En dan nog even terug naar al die innerlijke en uiterlijke ontwikkelingen. Het is namelijk frustrerend genoeg dat je ineens overal haar krijgt (of juist te weinig), je begint te bloeden uit je vagina, je stem ineens overslaat, je borsten groeien (of juist niet) en dat je met een beetje pech ook nog acne krijgt – maar omdat je als tiener elk van deze dingen als iets heel gênants beschouwt, praat je er vaak met niemand over. Zo leerde ik door schade en schande dat ik geacht werd mijn okselhaar te scheren, dat niemand hardop wil praten over ongesteld-zijn en dat agressieve, bijtende crèmes je jeugdpuistjes alleen maar kwader maken.
Verder is seks is heel eng en als vanuit het niets begint iedereen het plotseling te doen. Op schoolfeesten ben je daarom vaak naarstig op zoek naar iemand om mee te schuren op
Miss Independent
van Ne-Yo en wie weet misschien zelfs even speeksel mee uit te wisselen. Lukt jou dit niet en je klasgenootjes wel, dan is dat gewoon hartstikke klote - en dan heb ik het nog niet eens over mensen die gedurende hun tienerjaren uit de kast moeten komen voor hun klasgenootjes, voor wie schuren en seks direct gepaard kunnen gaan met een heleboel andere worstelingen en innerlijke conflicten.
Inmiddels ben ik 24, en beschouw ik mezelf na lang wikken en wegen dan toch echt als volwassen. Ik werk voor mijn geld, woon op mezelf, en bestelde een paar weken geleden mijn eigen stofzuigerzakken via een website die www.stofzuigerzakken.nu heette – een symbolisch moment waarop ik wist dat ik volwassen was, omdat ik het stiekem niet eens zo erg vond om te doen en er misschien zelfs wel een beetje van genoot. En nu ik barstensvol zit met deze eeuwige kennis en levenswijsheid, durf ik met zekerheid te zeggen dat mijn puberteit – tot nu toe - de moeilijkste periode uit mijn leven was. Ik ben in mijn leven niet zo lelijk, onzeker en verward geweest, en heb het mentaal en fysiek nog nooit zo zwaar gehad.

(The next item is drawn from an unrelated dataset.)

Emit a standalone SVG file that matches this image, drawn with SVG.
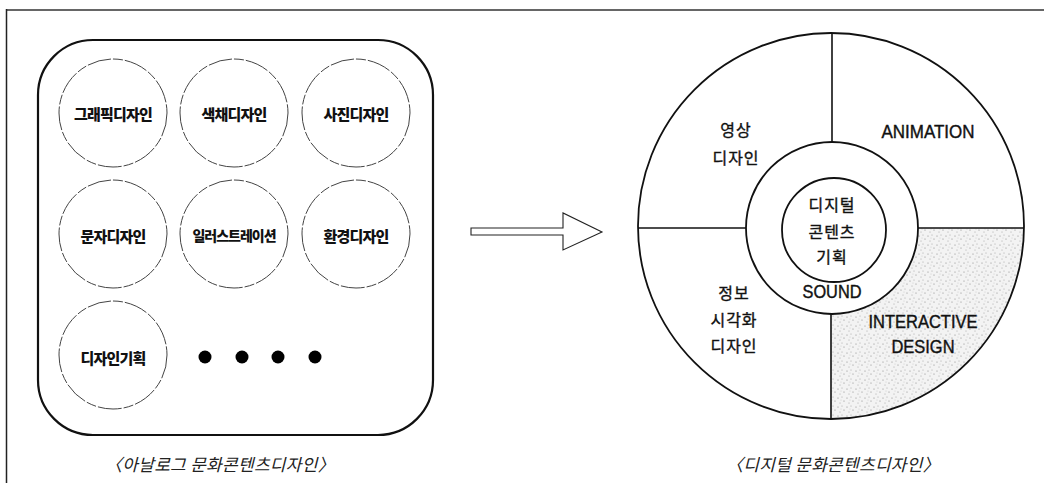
<svg xmlns="http://www.w3.org/2000/svg" width="1044" height="483" viewBox="0 0 1044 483">
<style>
  .item{fill:none;stroke:#444;stroke-width:1;stroke-dasharray:24 2 10 2}
  .lbl{font-family:"Noto Sans CJK KR","Liberation Sans",sans-serif;font-weight:900;font-size:15px;fill:#111;text-anchor:middle;dominant-baseline:central;letter-spacing:-0.8px}
  .kr{font-family:"Noto Sans CJK KR","Liberation Sans",sans-serif;font-size:16px;fill:#111;stroke:#111;stroke-width:0.35;text-anchor:middle;dominant-baseline:central;letter-spacing:1px}
  .en{font-family:"Liberation Sans","Noto Sans",sans-serif;font-size:18px;fill:#111;stroke:#111;stroke-width:0.4;text-anchor:middle;dominant-baseline:central}
  .cap{font-family:"Noto Sans CJK KR","Liberation Sans",sans-serif;font-size:17px;font-style:italic;fill:#222;text-anchor:middle;dominant-baseline:central;letter-spacing:0.3px}
  .ring{fill:none;stroke:#111;stroke-width:1.8}
  .div{stroke:#111;stroke-width:1.6}
</style>
<defs>
  <pattern id="stip" width="9" height="9" patternUnits="userSpaceOnUse">
    <rect width="9" height="9" fill="#f3f3f3"/>
    <circle cx="1" cy="2" r="0.6" fill="#888"/>
    <circle cx="5" cy="1" r="0.5" fill="#999"/>
    <circle cx="7" cy="5" r="0.6" fill="#888"/>
    <circle cx="3" cy="7" r="0.5" fill="#999"/>
    <circle cx="4" cy="4" r="0.4" fill="#aaa"/>
  </pattern>
</defs>
<rect width="1044" height="483" fill="#fff"/>
<!-- page frame -->
<line x1="7" y1="10" x2="1044" y2="10" stroke="#666" stroke-width="2"/>
<line x1="6.5" y1="9" x2="6.5" y2="483" stroke="#222" stroke-width="1.5"/>

<!-- analog panel -->
<g id="analog-panel">
  <rect x="38" y="40" width="395" height="395" rx="55" ry="55" fill="none" stroke="#111" stroke-width="2.2"/>
</g>
<g id="node-graphic"><circle class="item" cx="113" cy="113" r="54"/><text class="lbl" x="113" y="113">그래픽디자인</text></g>
<g id="node-color"><circle class="item" cx="234" cy="113" r="54"/><text class="lbl" x="234" y="113">색채디자인</text></g>
<g id="node-photo"><circle class="item" cx="356" cy="113" r="54"/><text class="lbl" x="356" y="113">사진디자인</text></g>
<g id="node-type"><circle class="item" cx="113" cy="234" r="54"/><text class="lbl" x="113" y="235">문자디자인</text></g>
<g id="node-illust"><circle class="item" cx="234" cy="234" r="54"/><text class="lbl" x="234" y="235" style="font-size:14px;letter-spacing:-1px">일러스트레이션</text></g>
<g id="node-env"><circle class="item" cx="356" cy="234" r="54"/><text class="lbl" x="356" y="235">환경디자인</text></g>
<g id="node-plan"><circle class="item" cx="113" cy="355" r="54"/><text class="lbl" x="113" y="357">디자인기획</text></g>
<g id="ellipsis" fill="#000">
  <circle cx="205" cy="357" r="6.5"/>
  <circle cx="242" cy="357" r="6.5"/>
  <circle cx="278" cy="357" r="6.5"/>
  <circle cx="315" cy="357" r="6.5"/>
</g>
<text class="cap" x="220" y="463">〈아날로그 문화콘텐츠디자인〉</text>

<!-- connectors -->
<g id="connectors">
  <polygon points="471,228 563,228 563,213 602,232 563,250 563,235 471,235" fill="#fff" stroke="#222" stroke-width="1.1" stroke-linejoin="miter"/>
</g>

<!-- digital wheel -->
<g id="node-interactive">
  <path d="M918,228 L1024,228 A193,193 0 0 1 831,419 L831,314 A86,86 0 0 0 918,228 Z" fill="url(#stip)"/>
  <text class="en" x="923" y="322" textLength="109" lengthAdjust="spacingAndGlyphs">INTERACTIVE</text>
  <text class="en" x="923" y="347" textLength="63" lengthAdjust="spacingAndGlyphs">DESIGN</text>
</g>
<g id="wheel">
  <circle class="ring" cx="831" cy="226" r="193"/>
  <line class="div" x1="832" y1="33" x2="832" y2="142"/>
  <line class="div" x1="831" y1="314" x2="831" y2="419"/>
  <line class="div" x1="638" y1="228" x2="746" y2="228"/>
  <line class="div" x1="918" y1="228" x2="1024" y2="228"/>
</g>
<g id="node-video">
  <text class="kr" x="736" y="129">영상</text>
  <text class="kr" x="736" y="157">디자인</text>
</g>
<g id="node-animation">
  <text class="en" x="928" y="132" textLength="93" lengthAdjust="spacingAndGlyphs">ANIMATION</text>
</g>
<g id="node-infovis">
  <text class="kr" x="734" y="292">정보</text>
  <text class="kr" x="734" y="319">시각화</text>
  <text class="kr" x="734" y="345">디자인</text>
</g>
<g id="node-sound">
  <circle class="ring" cx="832" cy="228" r="86" fill="#fff"/>
  <text class="en" x="832" y="292" textLength="59" lengthAdjust="spacingAndGlyphs">SOUND</text>
</g>
<g id="node-core">
  <circle class="ring" cx="834" cy="230" r="52" fill="#fff"/>
  <text class="kr" x="832" y="204">디지털</text>
  <text class="kr" x="832" y="231">콘텐츠</text>
  <text class="kr" x="832" y="256">기획</text>
</g>
<text class="cap" x="833" y="463">〈디지털 문화콘텐츠디자인〉</text>
</svg>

Tegenwoordig heb ik natuurlijk met andere problemen te moeien – de Belastingdienst bijvoorbeeld, die mij wekelijks brieven stuurt (en ik weet nog altijd niet waarom en dat is zorgwekkend). Het zijn volwassen problemen. En ik omarm ze, want ik ben zelf volwassen, en kan ermee dealen. Dat betekent overigens niet dat ik uitkijk naar de moeilijke periodes die mij nog te wachten staan. Ik verheug me bijvoorbeeld heus niet op het baren van baby’s, huwelijkse rompslomp of de overgang. Maar alles is het waard om niet meer met een puistenkop door een Hel die de aula heet te struinen, bang voor wiskunde, en me afvragend wanneer ik seks zou gaan hebben en of het leuk zou zijn.
Laten we dus voortaan nooit meer onze wenkbrauwen optrekken bij het horen van pubermantra’s als “niemand begrijpt me” of “ik heb het echt heel zwaar”, want het leven van een puberale tiener is erg vreselijk. Ik geniet veel meer nu ik meer inspraak heb in wat ik doe en wil doen met mijn leven, ik steviger in mijn schoenen sta en mijn emoties op z’n minst wat beter in de hand heb dan op mijn vijftiende. Ik kijk met weemoed terug op deze onzekere periode, maar dan niet omdat ik het graag nog een keertje over zou willen doen – maar met een glimlach op mijn gezicht omdat ik het nooit meer hoef mee te maken.